WORK TO DO =
Produce an exact transcription of the listing below, omitting the pictures.

GIVEN INFORMATION =
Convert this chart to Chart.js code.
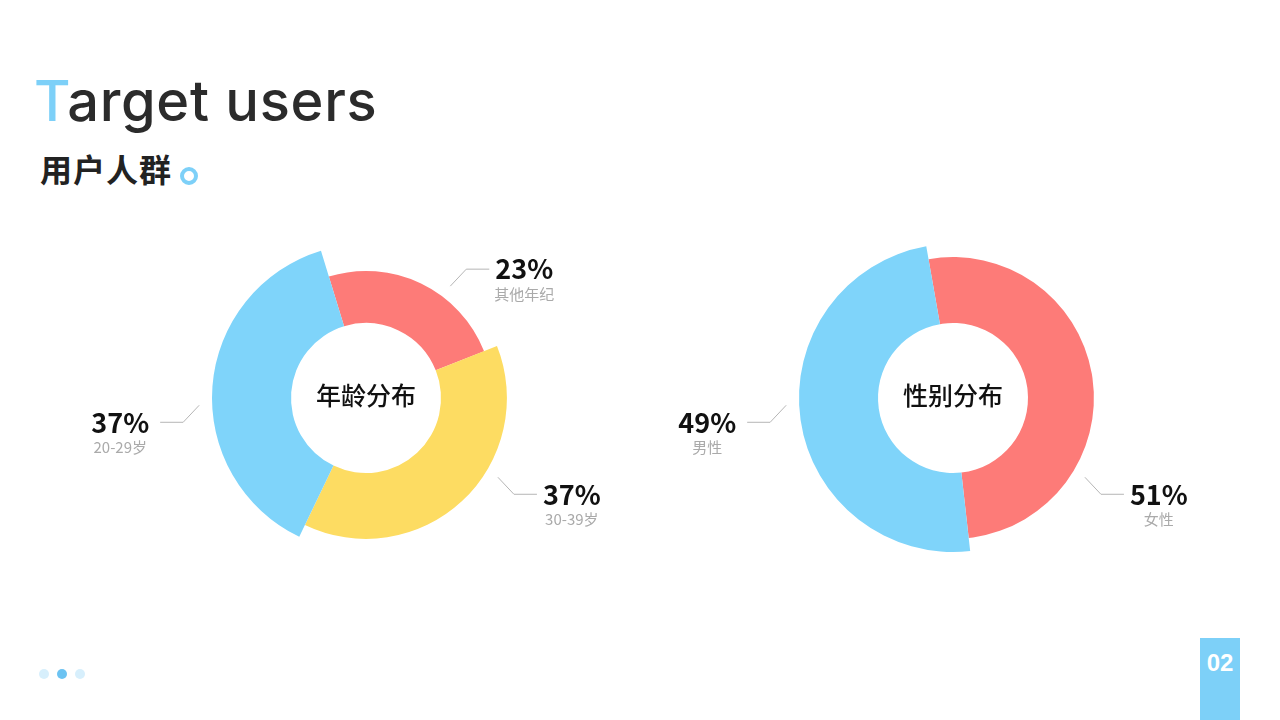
<!DOCTYPE html>
<html>
<head>
<meta charset="utf-8">
<script src="https://cdn.jsdelivr.net/npm/chart.js@4.4.0/dist/chart.umd.min.js"></script>
<style>
body{margin:0;width:1280px;height:720px;background:#fff;overflow:hidden;position:relative;font-family:'Noto Sans CJK SC',sans-serif}
.title{position:absolute;left:34px;top:66px;font-family:Inter,sans-serif;font-weight:500;font-size:56px;line-height:70px;color:#2b2b2b;letter-spacing:0.7px;white-space:nowrap}
.title span{color:#7dd0f8}
.sub{position:absolute;left:40px;top:146px;font-family:'Noto Sans CJK SC';font-weight:bold;font-size:32px;line-height:44px;color:#222;letter-spacing:1px}
.ring{position:absolute;left:180px;top:167px;width:10px;height:10px;border:4px solid #7dd0f8;border-radius:50%}
.box{position:absolute;top:220px;width:560px;height:356px}
.dot{position:absolute;top:669px;width:10px;height:10px;border-radius:50%;background:#d7effc}
.page{position:absolute;left:1200px;top:638px;width:40px;height:82px;background:#7dd0f8;color:#fff;font-family:'Liberation Sans',sans-serif;font-weight:bold;font-size:24px;text-align:center;line-height:50px}
</style>
</head>
<body>
<div class="title"><span>T</span>arget users</div>
<div class="sub">用户人群</div>
<div class="ring"></div>
<div class="box" style="left:86px"><canvas id="age"></canvas></div>
<div class="box" style="left:673px"><canvas id="gender"></canvas></div>
<div class="dot" style="left:39px"></div>
<div class="dot" style="left:57px;background:#6cc3f2"></div>
<div class="dot" style="left:75px"></div>
<div class="page">02</div>
<script>
// age distribution (%), clockwise from top
var ageLabels = ['其他年纪', '30-39岁', '20-29岁'];
var ageValues = [23, 37, 37];
// gender distribution (%)
var genderLabels = ['女性', '男性'];
var genderValues = [51, 49];

var RED = '#fd7b78', YELLOW = '#fddc62', BLUE = '#7fd4fa';

// per-slice outer radius + callout labels
var calloutPlugin = {
    id: 'callout',
    afterDatasetsUpdate: function (chart, args, opts) {
        var meta = chart.getDatasetMeta(0);
        var full = meta.controller.outerRadius;
        meta.data.forEach(function (arc, i) {
            arc.outerRadius = full * opts.radiusScale[i];
        });
    },
    afterDraw: function (chart, args, opts) {
        var ctx = chart.ctx;
        var meta = chart.getDatasetMeta(0);
        var values = chart.data.datasets[0].data;
        var labels = chart.data.labels;
        var cx = meta.data[0].x, cy = meta.data[0].y;
        ctx.save();
        ctx.textBaseline = 'middle';
        ctx.textAlign = 'center';
        ctx.fillStyle = '#111';
        ctx.font = '500 25px "Noto Sans CJK SC"';
        ctx.fillText(opts.centerText, cx, cy - 3);

        meta.data.forEach(function (arc, i) {
            var a = (opts.anchorAngles[i] - 90) * Math.PI / 180;
            var r = arc.outerRadius + 13;
            var x0 = cx + Math.cos(a) * r, y0 = cy + Math.sin(a) * r;
            var sx = Math.cos(a) >= 0 ? 1 : -1;
            var sy = y0 < cy - 20 ? -1 : 1;
            var x1 = x0 + sx * 16, y1 = y0 + sy * 17;
            var x2 = x1 + sx * 23;
            ctx.strokeStyle = '#b5b5b5';
            ctx.lineWidth = 1;
            ctx.beginPath();
            ctx.moveTo(x0, y0);
            ctx.lineTo(x1, y1);
            ctx.lineTo(x2, y1);
            ctx.stroke();

            var txt = values[i] + '%';
            ctx.font = 'bold 27px "Noto Sans CJK SC"';
            var w = ctx.measureText(txt).width;
            var left = sx > 0 ? x2 + 6 : x2 - 11 - w;
            ctx.textAlign = 'left';
            ctx.fillStyle = '#111';
            ctx.fillText(txt, left, y1);
            ctx.textAlign = 'center';
            ctx.fillStyle = '#aaa';
            ctx.font = '15px "Noto Sans CJK SC"';
            ctx.fillText(labels[i], left + w / 2, y1 + 25);
        });
        ctx.restore();
    }
};

function donut(id, labels, values, colors, rotation, radiusScale, anchorAngles, centerText) {
    return new Chart(document.getElementById(id), {
        type: 'doughnut',
        data: {
            labels: labels,
            datasets: [{
                data: values,
                backgroundColor: colors,
                borderWidth: 0
            }]
        },
        options: {
            responsive: true,
            maintainAspectRatio: false,
            animation: false,
            events: [],
            rotation: rotation,
            cutout: '48.7%',
            layout: { padding: { top: 24, bottom: 24 } },
            plugins: {
                legend: { display: false },
                tooltip: { enabled: false },
                callout: {
                    radiusScale: radiusScale,
                    anchorAngles: anchorAngles,
                    centerText: centerText
                }
            }
        },
        plugins: [calloutPlugin]
    });
}

donut('age', ageLabels, ageValues, [RED, YELLOW, BLUE], -17,
      [0.825, 0.915, 1], [37, 121, 267.5], '年龄分布');
donut('gender', genderLabels, genderValues, [RED, BLUE], -10,
      [0.915, 1], [121, 267.5], '性别分布');
</script>
</body>
</html>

RESPONSE TO THE EXERCISE =
Convert this chart to Chart.js code.
<!DOCTYPE html>
<html>
<head>
<meta charset="utf-8">
<script src="https://cdn.jsdelivr.net/npm/chart.js@4.4.0/dist/chart.umd.min.js"></script>
<style>
body{margin:0;width:1280px;height:720px;background:#fff;overflow:hidden;position:relative;font-family:'Noto Sans CJK SC',sans-serif}
.title{position:absolute;left:34px;top:66px;font-family:Inter,sans-serif;font-weight:500;font-size:56px;line-height:70px;color:#2b2b2b;letter-spacing:0.7px;white-space:nowrap}
.title span{color:#7dd0f8}
.sub{position:absolute;left:40px;top:146px;font-family:'Noto Sans CJK SC';font-weight:bold;font-size:32px;line-height:44px;color:#222;letter-spacing:1px}
.ring{position:absolute;left:180px;top:167px;width:10px;height:10px;border:4px solid #7dd0f8;border-radius:50%}
.box{position:absolute;top:220px;width:560px;height:356px}
.dot{position:absolute;top:669px;width:10px;height:10px;border-radius:50%;background:#d7effc}
.page{position:absolute;left:1200px;top:638px;width:40px;height:82px;background:#7dd0f8;color:#fff;font-family:'Liberation Sans',sans-serif;font-weight:bold;font-size:24px;text-align:center;line-height:50px}
</style>
</head>
<body>
<div class="title"><span>T</span>arget users</div>
<div class="sub">用户人群</div>
<div class="ring"></div>
<div class="box" style="left:86px"><canvas id="age"></canvas></div>
<div class="box" style="left:673px"><canvas id="gender"></canvas></div>
<div class="dot" style="left:39px"></div>
<div class="dot" style="left:57px;background:#6cc3f2"></div>
<div class="dot" style="left:75px"></div>
<div class="page">02</div>
<script>
// age distribution (%), clockwise from top
var ageLabels = ['其他年纪', '30-39岁', '20-29岁'];
var ageValues = [23, 37, 37];
// gender distribution (%)
var genderLabels = ['女性', '男性'];
var genderValues = [51, 49];

var RED = '#fd7b78', YELLOW = '#fddc62', BLUE = '#7fd4fa';

// per-slice outer radius + callout labels
var calloutPlugin = {
    id: 'callout',
    afterDatasetsUpdate: function (chart, args, opts) {
        var meta = chart.getDatasetMeta(0);
        var full = meta.controller.outerRadius;
        meta.data.forEach(function (arc, i) {
            arc.outerRadius = full * opts.radiusScale[i];
        });
    },
    afterDraw: function (chart, args, opts) {
        var ctx = chart.ctx;
        var meta = chart.getDatasetMeta(0);
        var values = chart.data.datasets[0].data;
        var labels = chart.data.labels;
        var cx = meta.data[0].x, cy = meta.data[0].y;
        ctx.save();
        ctx.textBaseline = 'middle';
        ctx.textAlign = 'center';
        ctx.fillStyle = '#111';
        ctx.font = '500 25px "Noto Sans CJK SC"';
        ctx.fillText(opts.centerText, cx, cy - 3);

        meta.data.forEach(function (arc, i) {
            var a = (opts.anchorAngles[i] - 90) * Math.PI / 180;
            var r = arc.outerRadius + 13;
            var x0 = cx + Math.cos(a) * r, y0 = cy + Math.sin(a) * r;
            var sx = Math.cos(a) >= 0 ? 1 : -1;
            var sy = y0 < cy - 20 ? -1 : 1;
            var x1 = x0 + sx * 16, y1 = y0 + sy * 17;
            var x2 = x1 + sx * 23;
            ctx.strokeStyle = '#b5b5b5';
            ctx.lineWidth = 1;
            ctx.beginPath();
            ctx.moveTo(x0, y0);
            ctx.lineTo(x1, y1);
            ctx.lineTo(x2, y1);
            ctx.stroke();

            var txt = values[i] + '%';
            ctx.font = 'bold 27px "Noto Sans CJK SC"';
            var w = ctx.measureText(txt).width;
            var left = sx > 0 ? x2 + 6 : x2 - 11 - w;
            ctx.textAlign = 'left';
            ctx.fillStyle = '#111';
            ctx.fillText(txt, left, y1);
            ctx.textAlign = 'center';
            ctx.fillStyle = '#aaa';
            ctx.font = '15px "Noto Sans CJK SC"';
            ctx.fillText(labels[i], left + w / 2, y1 + 25);
        });
        ctx.restore();
    }
};

function donut(id, labels, values, colors, rotation, radiusScale, anchorAngles, centerText) {
    return new Chart(document.getElementById(id), {
        type: 'doughnut',
        data: {
            labels: labels,
            datasets: [{
                data: values,
                backgroundColor: colors,
                borderWidth: 0
            }]
        },
        options: {
            responsive: true,
            maintainAspectRatio: false,
            animation: false,
            events: [],
            rotation: rotation,
            cutout: '48.7%',
            layout: { padding: { top: 24, bottom: 24 } },
            plugins: {
                legend: { display: false },
                tooltip: { enabled: false },
                callout: {
                    radiusScale: radiusScale,
                    anchorAngles: anchorAngles,
                    centerText: centerText
                }
            }
        },
        plugins: [calloutPlugin]
    });
}

donut('age', ageLabels, ageValues, [RED, YELLOW, BLUE], -17,
      [0.825, 0.915, 1], [37, 121, 267.5], '年龄分布');
donut('gender', genderLabels, genderValues, [RED, BLUE], -10,
      [0.915, 1], [121, 267.5], '性别分布');
</script>
</body>
</html>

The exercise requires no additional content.